── INFORMATION PROVIDED ──

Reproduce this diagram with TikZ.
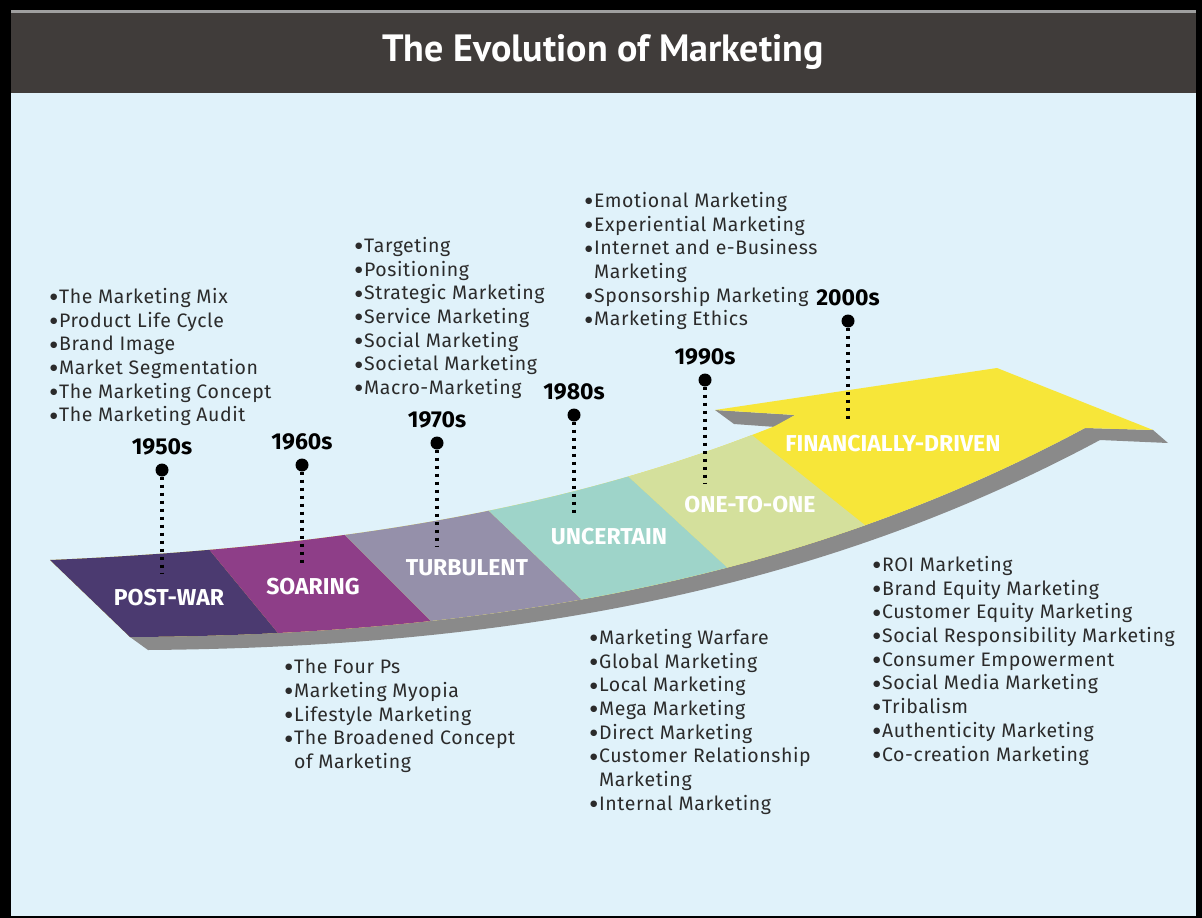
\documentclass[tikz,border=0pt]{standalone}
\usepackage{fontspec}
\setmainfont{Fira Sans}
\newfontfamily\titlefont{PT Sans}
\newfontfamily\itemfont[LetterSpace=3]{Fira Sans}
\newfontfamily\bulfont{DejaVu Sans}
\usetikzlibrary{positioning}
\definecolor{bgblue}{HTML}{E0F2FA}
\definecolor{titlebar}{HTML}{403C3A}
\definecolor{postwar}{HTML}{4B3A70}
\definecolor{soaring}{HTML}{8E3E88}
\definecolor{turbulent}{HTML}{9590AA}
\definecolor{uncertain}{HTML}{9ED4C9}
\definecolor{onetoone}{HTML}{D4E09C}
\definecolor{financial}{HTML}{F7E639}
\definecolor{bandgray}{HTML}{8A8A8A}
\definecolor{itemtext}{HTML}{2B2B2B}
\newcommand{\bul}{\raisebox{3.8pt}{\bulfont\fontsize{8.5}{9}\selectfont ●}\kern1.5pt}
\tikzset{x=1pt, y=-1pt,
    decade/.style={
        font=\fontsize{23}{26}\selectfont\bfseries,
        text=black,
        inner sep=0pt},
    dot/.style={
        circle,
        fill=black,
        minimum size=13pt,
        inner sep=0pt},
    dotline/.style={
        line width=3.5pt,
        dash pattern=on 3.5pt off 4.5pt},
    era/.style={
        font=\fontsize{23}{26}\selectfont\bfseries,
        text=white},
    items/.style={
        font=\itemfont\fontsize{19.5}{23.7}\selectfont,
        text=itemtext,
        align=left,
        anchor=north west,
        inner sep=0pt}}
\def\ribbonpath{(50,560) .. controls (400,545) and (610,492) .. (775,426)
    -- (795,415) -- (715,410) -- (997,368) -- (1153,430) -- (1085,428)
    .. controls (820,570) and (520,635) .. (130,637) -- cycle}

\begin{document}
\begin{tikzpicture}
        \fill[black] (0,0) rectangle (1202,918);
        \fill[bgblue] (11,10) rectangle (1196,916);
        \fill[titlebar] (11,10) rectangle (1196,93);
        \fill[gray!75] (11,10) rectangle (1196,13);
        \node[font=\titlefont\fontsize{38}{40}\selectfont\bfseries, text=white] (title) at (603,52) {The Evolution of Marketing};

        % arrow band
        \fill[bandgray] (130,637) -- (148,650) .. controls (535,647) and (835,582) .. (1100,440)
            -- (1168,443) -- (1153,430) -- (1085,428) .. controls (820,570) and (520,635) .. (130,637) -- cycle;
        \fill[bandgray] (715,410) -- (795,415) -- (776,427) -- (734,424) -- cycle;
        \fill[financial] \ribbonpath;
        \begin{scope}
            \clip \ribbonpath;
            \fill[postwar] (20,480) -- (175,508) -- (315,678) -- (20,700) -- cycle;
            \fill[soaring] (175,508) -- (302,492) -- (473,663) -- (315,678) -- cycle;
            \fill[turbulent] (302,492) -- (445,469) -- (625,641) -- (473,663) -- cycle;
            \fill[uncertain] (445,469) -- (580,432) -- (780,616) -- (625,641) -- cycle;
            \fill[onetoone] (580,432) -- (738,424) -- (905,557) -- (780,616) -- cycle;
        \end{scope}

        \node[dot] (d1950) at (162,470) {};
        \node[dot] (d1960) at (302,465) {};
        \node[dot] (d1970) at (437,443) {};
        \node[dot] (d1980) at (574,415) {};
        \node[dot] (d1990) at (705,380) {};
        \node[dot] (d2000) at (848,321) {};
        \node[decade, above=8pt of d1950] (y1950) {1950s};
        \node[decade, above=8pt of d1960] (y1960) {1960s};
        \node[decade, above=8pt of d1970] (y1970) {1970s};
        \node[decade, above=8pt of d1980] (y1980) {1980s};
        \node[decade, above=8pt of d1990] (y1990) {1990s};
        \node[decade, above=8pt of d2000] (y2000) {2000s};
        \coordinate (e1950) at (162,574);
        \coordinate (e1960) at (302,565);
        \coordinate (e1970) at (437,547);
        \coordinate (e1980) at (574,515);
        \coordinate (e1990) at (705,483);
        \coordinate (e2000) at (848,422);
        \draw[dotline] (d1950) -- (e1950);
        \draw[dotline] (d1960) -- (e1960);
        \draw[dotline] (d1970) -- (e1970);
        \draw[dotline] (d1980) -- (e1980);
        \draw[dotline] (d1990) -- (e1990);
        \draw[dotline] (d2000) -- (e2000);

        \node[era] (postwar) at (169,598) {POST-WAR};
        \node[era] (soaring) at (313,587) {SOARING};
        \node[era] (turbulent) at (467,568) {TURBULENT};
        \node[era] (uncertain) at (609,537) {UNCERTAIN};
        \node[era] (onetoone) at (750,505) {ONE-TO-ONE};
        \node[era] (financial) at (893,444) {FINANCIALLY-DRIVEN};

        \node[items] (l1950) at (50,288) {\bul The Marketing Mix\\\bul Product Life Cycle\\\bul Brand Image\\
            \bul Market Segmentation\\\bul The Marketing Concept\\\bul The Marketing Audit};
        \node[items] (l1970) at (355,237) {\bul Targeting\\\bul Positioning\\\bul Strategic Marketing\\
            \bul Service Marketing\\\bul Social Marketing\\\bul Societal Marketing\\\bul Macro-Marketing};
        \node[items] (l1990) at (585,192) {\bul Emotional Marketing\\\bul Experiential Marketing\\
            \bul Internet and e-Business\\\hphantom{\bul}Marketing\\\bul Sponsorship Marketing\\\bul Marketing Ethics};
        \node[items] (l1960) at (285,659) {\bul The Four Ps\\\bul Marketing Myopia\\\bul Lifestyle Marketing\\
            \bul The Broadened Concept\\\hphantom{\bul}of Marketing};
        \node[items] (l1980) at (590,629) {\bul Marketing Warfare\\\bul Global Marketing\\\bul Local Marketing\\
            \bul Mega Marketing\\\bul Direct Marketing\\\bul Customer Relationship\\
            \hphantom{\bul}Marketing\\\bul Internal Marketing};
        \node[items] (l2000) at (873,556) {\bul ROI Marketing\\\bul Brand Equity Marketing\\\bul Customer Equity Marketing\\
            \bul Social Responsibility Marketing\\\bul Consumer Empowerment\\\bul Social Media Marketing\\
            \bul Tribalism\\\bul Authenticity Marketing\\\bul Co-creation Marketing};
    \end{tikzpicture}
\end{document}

───

Without including any pictures, print all of the material exactly as given.

Reproduce this diagram with TikZ.
\documentclass[tikz,border=0pt]{standalone}
\usepackage{fontspec}
\setmainfont{Fira Sans}
\newfontfamily\titlefont{PT Sans}
\newfontfamily\itemfont[LetterSpace=3]{Fira Sans}
\newfontfamily\bulfont{DejaVu Sans}
\usetikzlibrary{positioning}
\definecolor{bgblue}{HTML}{E0F2FA}
\definecolor{titlebar}{HTML}{403C3A}
\definecolor{postwar}{HTML}{4B3A70}
\definecolor{soaring}{HTML}{8E3E88}
\definecolor{turbulent}{HTML}{9590AA}
\definecolor{uncertain}{HTML}{9ED4C9}
\definecolor{onetoone}{HTML}{D4E09C}
\definecolor{financial}{HTML}{F7E639}
\definecolor{bandgray}{HTML}{8A8A8A}
\definecolor{itemtext}{HTML}{2B2B2B}
\newcommand{\bul}{\raisebox{3.8pt}{\bulfont\fontsize{8.5}{9}\selectfont ●}\kern1.5pt}
\tikzset{x=1pt, y=-1pt,
    decade/.style={
        font=\fontsize{23}{26}\selectfont\bfseries,
        text=black,
        inner sep=0pt},
    dot/.style={
        circle,
        fill=black,
        minimum size=13pt,
        inner sep=0pt},
    dotline/.style={
        line width=3.5pt,
        dash pattern=on 3.5pt off 4.5pt},
    era/.style={
        font=\fontsize{23}{26}\selectfont\bfseries,
        text=white},
    items/.style={
        font=\itemfont\fontsize{19.5}{23.7}\selectfont,
        text=itemtext,
        align=left,
        anchor=north west,
        inner sep=0pt}}
\def\ribbonpath{(50,560) .. controls (400,545) and (610,492) .. (775,426)
    -- (795,415) -- (715,410) -- (997,368) -- (1153,430) -- (1085,428)
    .. controls (820,570) and (520,635) .. (130,637) -- cycle}

\begin{document}
\begin{tikzpicture}
        \fill[black] (0,0) rectangle (1202,918);
        \fill[bgblue] (11,10) rectangle (1196,916);
        \fill[titlebar] (11,10) rectangle (1196,93);
        \fill[gray!75] (11,10) rectangle (1196,13);
        \node[font=\titlefont\fontsize{38}{40}\selectfont\bfseries, text=white] (title) at (603,52) {The Evolution of Marketing};

        % arrow band
        \fill[bandgray] (130,637) -- (148,650) .. controls (535,647) and (835,582) .. (1100,440)
            -- (1168,443) -- (1153,430) -- (1085,428) .. controls (820,570) and (520,635) .. (130,637) -- cycle;
        \fill[bandgray] (715,410) -- (795,415) -- (776,427) -- (734,424) -- cycle;
        \fill[financial] \ribbonpath;
        \begin{scope}
            \clip \ribbonpath;
            \fill[postwar] (20,480) -- (175,508) -- (315,678) -- (20,700) -- cycle;
            \fill[soaring] (175,508) -- (302,492) -- (473,663) -- (315,678) -- cycle;
            \fill[turbulent] (302,492) -- (445,469) -- (625,641) -- (473,663) -- cycle;
            \fill[uncertain] (445,469) -- (580,432) -- (780,616) -- (625,641) -- cycle;
            \fill[onetoone] (580,432) -- (738,424) -- (905,557) -- (780,616) -- cycle;
        \end{scope}

        \node[dot] (d1950) at (162,470) {};
        \node[dot] (d1960) at (302,465) {};
        \node[dot] (d1970) at (437,443) {};
        \node[dot] (d1980) at (574,415) {};
        \node[dot] (d1990) at (705,380) {};
        \node[dot] (d2000) at (848,321) {};
        \node[decade, above=8pt of d1950] (y1950) {1950s};
        \node[decade, above=8pt of d1960] (y1960) {1960s};
        \node[decade, above=8pt of d1970] (y1970) {1970s};
        \node[decade, above=8pt of d1980] (y1980) {1980s};
        \node[decade, above=8pt of d1990] (y1990) {1990s};
        \node[decade, above=8pt of d2000] (y2000) {2000s};
        \coordinate (e1950) at (162,574);
        \coordinate (e1960) at (302,565);
        \coordinate (e1970) at (437,547);
        \coordinate (e1980) at (574,515);
        \coordinate (e1990) at (705,483);
        \coordinate (e2000) at (848,422);
        \draw[dotline] (d1950) -- (e1950);
        \draw[dotline] (d1960) -- (e1960);
        \draw[dotline] (d1970) -- (e1970);
        \draw[dotline] (d1980) -- (e1980);
        \draw[dotline] (d1990) -- (e1990);
        \draw[dotline] (d2000) -- (e2000);

        \node[era] (postwar) at (169,598) {POST-WAR};
        \node[era] (soaring) at (313,587) {SOARING};
        \node[era] (turbulent) at (467,568) {TURBULENT};
        \node[era] (uncertain) at (609,537) {UNCERTAIN};
        \node[era] (onetoone) at (750,505) {ONE-TO-ONE};
        \node[era] (financial) at (893,444) {FINANCIALLY-DRIVEN};

        \node[items] (l1950) at (50,288) {\bul The Marketing Mix\\\bul Product Life Cycle\\\bul Brand Image\\
            \bul Market Segmentation\\\bul The Marketing Concept\\\bul The Marketing Audit};
        \node[items] (l1970) at (355,237) {\bul Targeting\\\bul Positioning\\\bul Strategic Marketing\\
            \bul Service Marketing\\\bul Social Marketing\\\bul Societal Marketing\\\bul Macro-Marketing};
        \node[items] (l1990) at (585,192) {\bul Emotional Marketing\\\bul Experiential Marketing\\
            \bul Internet and e-Business\\\hphantom{\bul}Marketing\\\bul Sponsorship Marketing\\\bul Marketing Ethics};
        \node[items] (l1960) at (285,659) {\bul The Four Ps\\\bul Marketing Myopia\\\bul Lifestyle Marketing\\
            \bul The Broadened Concept\\\hphantom{\bul}of Marketing};
        \node[items] (l1980) at (590,629) {\bul Marketing Warfare\\\bul Global Marketing\\\bul Local Marketing\\
            \bul Mega Marketing\\\bul Direct Marketing\\\bul Customer Relationship\\
            \hphantom{\bul}Marketing\\\bul Internal Marketing};
        \node[items] (l2000) at (873,556) {\bul ROI Marketing\\\bul Brand Equity Marketing\\\bul Customer Equity Marketing\\
            \bul Social Responsibility Marketing\\\bul Consumer Empowerment\\\bul Social Media Marketing\\
            \bul Tribalism\\\bul Authenticity Marketing\\\bul Co-creation Marketing};
    \end{tikzpicture}
\end{document}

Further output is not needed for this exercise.